> [JOB]:
Quote precisely the run of lines opening with the line containing "Emit a Python" and closing with the line containing "import matplotlib.pyplot as plt", and nothing else.
= = = = = = =
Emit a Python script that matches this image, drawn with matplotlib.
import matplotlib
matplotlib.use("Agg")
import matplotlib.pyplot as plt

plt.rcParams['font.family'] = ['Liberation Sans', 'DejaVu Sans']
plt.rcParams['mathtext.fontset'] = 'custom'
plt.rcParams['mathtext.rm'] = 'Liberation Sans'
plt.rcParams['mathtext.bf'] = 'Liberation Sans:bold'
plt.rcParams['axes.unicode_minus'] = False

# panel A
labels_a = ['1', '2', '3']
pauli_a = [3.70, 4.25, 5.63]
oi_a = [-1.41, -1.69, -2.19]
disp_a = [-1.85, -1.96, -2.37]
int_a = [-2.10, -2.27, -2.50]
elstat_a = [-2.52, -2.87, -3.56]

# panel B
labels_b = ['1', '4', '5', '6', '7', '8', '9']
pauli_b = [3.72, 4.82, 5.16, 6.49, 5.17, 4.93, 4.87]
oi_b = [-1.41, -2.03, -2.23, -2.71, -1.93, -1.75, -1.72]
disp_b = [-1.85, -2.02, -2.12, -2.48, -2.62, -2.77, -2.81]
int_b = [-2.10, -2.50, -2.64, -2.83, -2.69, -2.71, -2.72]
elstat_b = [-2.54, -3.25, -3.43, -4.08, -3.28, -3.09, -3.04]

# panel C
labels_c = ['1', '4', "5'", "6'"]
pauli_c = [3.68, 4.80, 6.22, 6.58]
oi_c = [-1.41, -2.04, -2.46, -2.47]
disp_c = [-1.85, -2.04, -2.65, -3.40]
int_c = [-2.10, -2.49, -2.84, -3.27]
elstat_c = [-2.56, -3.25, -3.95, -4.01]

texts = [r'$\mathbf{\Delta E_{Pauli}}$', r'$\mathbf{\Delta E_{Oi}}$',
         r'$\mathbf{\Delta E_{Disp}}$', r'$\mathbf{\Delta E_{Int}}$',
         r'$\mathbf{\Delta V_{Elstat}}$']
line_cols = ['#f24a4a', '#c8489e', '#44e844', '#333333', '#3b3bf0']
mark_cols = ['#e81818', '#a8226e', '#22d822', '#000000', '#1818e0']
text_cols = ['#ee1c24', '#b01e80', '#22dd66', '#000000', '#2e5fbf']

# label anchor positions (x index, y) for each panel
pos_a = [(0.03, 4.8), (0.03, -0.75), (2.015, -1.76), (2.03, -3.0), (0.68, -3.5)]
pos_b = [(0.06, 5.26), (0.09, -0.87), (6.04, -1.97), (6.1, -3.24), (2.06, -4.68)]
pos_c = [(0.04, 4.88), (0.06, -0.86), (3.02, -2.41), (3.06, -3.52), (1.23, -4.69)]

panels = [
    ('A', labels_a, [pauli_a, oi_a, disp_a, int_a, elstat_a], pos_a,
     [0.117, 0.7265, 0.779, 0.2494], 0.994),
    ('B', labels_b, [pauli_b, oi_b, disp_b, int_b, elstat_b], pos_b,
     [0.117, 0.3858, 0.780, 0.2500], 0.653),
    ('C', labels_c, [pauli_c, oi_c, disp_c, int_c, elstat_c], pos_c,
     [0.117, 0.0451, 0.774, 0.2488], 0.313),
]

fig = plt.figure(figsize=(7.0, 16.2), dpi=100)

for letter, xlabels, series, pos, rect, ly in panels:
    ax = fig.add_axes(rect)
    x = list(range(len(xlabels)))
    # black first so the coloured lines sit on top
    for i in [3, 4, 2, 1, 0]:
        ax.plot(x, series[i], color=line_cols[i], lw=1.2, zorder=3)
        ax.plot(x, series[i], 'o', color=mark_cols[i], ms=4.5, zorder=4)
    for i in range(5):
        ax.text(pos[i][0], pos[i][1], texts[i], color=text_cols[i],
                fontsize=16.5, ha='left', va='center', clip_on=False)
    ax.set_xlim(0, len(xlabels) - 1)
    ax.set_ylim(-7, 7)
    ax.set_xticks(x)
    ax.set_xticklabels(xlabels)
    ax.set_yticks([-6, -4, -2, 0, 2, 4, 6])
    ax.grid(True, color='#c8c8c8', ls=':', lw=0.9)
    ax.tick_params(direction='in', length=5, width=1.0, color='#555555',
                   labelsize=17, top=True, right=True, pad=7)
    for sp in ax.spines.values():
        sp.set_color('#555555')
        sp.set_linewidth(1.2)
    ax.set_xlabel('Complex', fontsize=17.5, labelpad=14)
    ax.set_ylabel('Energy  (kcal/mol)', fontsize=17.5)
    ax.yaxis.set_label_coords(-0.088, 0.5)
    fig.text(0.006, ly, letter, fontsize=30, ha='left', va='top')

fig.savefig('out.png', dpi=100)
= = = = = = =
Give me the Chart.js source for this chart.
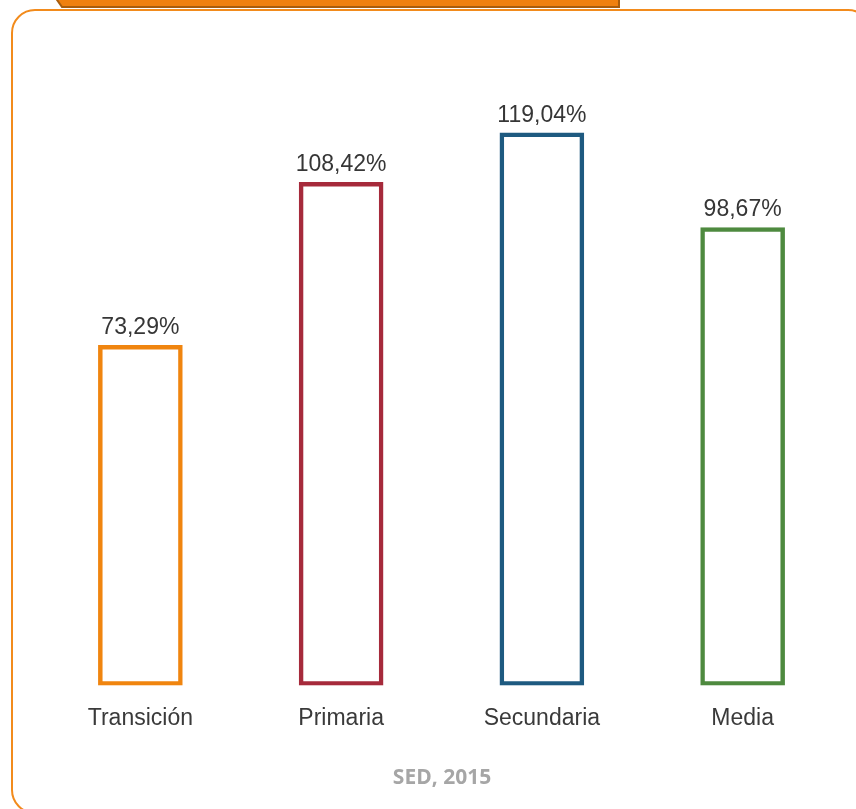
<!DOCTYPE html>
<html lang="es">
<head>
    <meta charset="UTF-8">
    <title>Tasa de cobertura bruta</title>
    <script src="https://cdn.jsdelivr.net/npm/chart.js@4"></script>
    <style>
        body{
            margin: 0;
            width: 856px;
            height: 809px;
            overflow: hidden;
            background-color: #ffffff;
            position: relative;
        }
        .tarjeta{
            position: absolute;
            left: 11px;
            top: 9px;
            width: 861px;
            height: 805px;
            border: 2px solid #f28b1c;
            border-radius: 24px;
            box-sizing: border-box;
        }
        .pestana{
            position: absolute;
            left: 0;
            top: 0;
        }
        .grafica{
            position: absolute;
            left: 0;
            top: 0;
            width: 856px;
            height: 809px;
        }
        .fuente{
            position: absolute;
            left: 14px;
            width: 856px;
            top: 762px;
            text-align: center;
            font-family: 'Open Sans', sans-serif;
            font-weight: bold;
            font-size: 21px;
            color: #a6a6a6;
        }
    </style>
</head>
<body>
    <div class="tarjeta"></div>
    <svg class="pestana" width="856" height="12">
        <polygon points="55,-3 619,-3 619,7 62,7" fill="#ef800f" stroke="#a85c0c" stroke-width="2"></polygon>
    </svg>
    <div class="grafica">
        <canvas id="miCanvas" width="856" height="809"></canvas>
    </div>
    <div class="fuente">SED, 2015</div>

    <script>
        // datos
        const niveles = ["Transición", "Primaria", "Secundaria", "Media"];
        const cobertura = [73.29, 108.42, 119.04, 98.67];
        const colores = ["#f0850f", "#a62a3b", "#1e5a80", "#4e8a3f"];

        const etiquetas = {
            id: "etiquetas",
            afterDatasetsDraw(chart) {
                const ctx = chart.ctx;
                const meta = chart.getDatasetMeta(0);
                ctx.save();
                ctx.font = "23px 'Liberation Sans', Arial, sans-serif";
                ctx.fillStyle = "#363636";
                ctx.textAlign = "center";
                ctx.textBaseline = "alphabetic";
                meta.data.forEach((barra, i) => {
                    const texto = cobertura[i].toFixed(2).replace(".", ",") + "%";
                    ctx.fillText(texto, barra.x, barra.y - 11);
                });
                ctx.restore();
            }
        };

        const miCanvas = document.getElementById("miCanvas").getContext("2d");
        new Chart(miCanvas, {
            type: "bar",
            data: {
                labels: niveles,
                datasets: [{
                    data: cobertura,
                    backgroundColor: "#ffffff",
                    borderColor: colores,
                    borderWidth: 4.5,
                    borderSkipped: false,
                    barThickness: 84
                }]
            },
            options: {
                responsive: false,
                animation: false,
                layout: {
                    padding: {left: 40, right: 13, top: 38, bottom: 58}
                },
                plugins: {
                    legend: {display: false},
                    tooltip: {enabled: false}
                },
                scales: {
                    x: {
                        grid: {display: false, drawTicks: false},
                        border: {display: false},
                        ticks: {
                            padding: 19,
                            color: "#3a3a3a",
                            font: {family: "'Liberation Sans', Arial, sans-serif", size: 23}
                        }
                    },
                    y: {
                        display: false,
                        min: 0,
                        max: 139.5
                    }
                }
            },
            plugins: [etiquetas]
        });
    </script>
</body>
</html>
= = = = = = =
> [OUTPUT BELOW]:
Emit a Python script that matches this image, drawn with matplotlib.
import matplotlib
matplotlib.use("Agg")
import matplotlib.pyplot as plt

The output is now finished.